DIRECTIONS: Retype only what runs from the beginning of the data through the line with "Chart.register(...registerables);"; please omit the pictures and keep every line exact.

DATA EXCERPT:
[start]
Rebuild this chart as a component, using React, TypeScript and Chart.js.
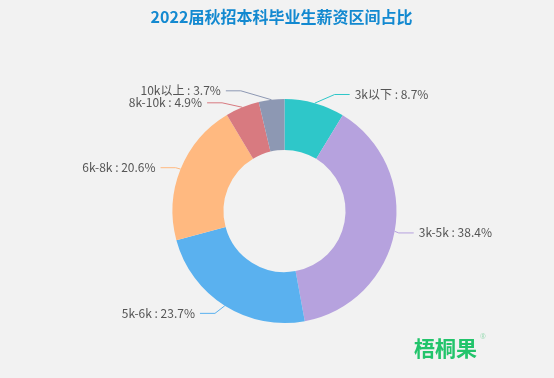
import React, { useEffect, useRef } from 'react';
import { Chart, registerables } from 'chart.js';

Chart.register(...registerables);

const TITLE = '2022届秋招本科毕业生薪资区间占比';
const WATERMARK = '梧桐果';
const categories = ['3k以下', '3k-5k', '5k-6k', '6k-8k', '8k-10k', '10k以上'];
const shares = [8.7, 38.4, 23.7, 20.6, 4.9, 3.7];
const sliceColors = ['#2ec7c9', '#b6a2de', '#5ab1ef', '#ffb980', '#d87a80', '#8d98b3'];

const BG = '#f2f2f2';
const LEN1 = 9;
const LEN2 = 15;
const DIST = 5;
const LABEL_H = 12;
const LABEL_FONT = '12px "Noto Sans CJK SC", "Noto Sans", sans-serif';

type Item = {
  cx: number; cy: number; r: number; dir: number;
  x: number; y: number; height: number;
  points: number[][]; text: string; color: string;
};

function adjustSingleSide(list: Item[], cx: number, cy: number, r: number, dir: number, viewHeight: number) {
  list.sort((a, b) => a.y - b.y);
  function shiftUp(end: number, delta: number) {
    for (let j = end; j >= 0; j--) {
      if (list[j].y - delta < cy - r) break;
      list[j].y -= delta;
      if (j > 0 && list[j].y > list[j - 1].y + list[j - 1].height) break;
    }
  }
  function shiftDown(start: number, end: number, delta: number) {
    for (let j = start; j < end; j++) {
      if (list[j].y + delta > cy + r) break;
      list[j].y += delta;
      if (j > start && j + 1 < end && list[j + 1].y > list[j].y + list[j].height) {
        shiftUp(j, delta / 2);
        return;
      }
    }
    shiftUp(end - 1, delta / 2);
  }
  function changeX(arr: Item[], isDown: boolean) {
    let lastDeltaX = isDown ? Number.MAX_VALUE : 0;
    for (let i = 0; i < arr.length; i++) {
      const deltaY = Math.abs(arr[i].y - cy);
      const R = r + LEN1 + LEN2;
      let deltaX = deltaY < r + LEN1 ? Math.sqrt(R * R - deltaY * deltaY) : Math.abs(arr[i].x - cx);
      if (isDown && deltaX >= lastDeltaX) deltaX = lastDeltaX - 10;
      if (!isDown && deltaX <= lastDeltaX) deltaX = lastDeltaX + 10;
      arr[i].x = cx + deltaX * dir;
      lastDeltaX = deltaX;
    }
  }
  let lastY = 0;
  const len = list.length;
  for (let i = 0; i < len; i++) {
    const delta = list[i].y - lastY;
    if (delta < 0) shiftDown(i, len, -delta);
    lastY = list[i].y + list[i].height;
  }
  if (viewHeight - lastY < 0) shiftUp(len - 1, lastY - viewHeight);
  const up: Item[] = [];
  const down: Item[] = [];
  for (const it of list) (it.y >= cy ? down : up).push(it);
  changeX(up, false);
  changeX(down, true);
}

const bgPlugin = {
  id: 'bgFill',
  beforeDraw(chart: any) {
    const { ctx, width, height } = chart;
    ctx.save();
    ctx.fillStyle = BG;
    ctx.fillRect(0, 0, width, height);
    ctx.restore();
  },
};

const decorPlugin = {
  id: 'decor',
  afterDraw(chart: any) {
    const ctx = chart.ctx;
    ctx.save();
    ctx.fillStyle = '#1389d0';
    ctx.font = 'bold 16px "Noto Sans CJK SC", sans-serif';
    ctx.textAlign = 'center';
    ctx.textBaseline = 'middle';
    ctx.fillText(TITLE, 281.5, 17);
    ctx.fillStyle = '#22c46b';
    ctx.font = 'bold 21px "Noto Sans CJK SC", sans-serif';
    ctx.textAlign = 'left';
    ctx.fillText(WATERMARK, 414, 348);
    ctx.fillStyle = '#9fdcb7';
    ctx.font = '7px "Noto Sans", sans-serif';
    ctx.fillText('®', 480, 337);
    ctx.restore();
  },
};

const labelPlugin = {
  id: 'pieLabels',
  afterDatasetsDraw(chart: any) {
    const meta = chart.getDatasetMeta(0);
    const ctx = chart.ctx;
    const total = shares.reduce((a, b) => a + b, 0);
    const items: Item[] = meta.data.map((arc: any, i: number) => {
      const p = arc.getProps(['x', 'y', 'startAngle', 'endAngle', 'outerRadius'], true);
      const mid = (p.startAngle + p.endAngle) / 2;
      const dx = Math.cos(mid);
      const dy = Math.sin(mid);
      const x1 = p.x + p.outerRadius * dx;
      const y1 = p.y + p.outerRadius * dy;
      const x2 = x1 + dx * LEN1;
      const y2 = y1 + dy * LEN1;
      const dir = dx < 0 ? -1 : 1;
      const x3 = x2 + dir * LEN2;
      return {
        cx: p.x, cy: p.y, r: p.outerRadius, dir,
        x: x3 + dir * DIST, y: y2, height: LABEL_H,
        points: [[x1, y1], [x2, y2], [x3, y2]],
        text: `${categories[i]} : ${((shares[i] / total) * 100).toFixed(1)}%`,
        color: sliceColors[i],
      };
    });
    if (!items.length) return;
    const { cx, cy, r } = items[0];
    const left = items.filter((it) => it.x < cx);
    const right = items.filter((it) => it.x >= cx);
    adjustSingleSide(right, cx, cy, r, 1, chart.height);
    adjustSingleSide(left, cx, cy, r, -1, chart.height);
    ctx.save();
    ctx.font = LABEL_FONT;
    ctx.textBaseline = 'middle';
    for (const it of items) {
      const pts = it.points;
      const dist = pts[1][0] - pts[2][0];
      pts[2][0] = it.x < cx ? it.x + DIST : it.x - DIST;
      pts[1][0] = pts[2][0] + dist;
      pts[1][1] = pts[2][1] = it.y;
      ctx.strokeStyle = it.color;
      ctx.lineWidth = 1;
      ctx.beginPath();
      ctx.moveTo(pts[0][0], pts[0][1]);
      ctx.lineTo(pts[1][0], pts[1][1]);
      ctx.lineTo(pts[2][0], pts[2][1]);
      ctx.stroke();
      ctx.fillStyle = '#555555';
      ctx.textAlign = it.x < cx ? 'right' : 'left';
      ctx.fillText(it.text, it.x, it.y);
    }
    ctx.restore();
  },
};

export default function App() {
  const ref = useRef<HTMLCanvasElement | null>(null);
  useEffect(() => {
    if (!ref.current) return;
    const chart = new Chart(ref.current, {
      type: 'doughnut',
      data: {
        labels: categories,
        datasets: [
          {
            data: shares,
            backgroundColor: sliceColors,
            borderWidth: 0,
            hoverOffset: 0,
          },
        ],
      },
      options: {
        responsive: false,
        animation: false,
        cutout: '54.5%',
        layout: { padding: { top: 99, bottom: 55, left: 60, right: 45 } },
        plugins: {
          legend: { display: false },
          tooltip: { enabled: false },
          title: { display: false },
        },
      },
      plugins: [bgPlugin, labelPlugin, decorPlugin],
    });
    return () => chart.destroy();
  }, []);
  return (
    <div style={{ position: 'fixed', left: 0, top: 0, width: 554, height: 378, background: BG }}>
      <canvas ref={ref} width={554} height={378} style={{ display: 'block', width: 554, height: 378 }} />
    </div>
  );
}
[end]
RESULT OF THIS TASK:
Rebuild this chart as a component, using React, TypeScript and Chart.js.
import React, { useEffect, useRef } from 'react';
import { Chart, registerables } from 'chart.js';

Chart.register(...registerables);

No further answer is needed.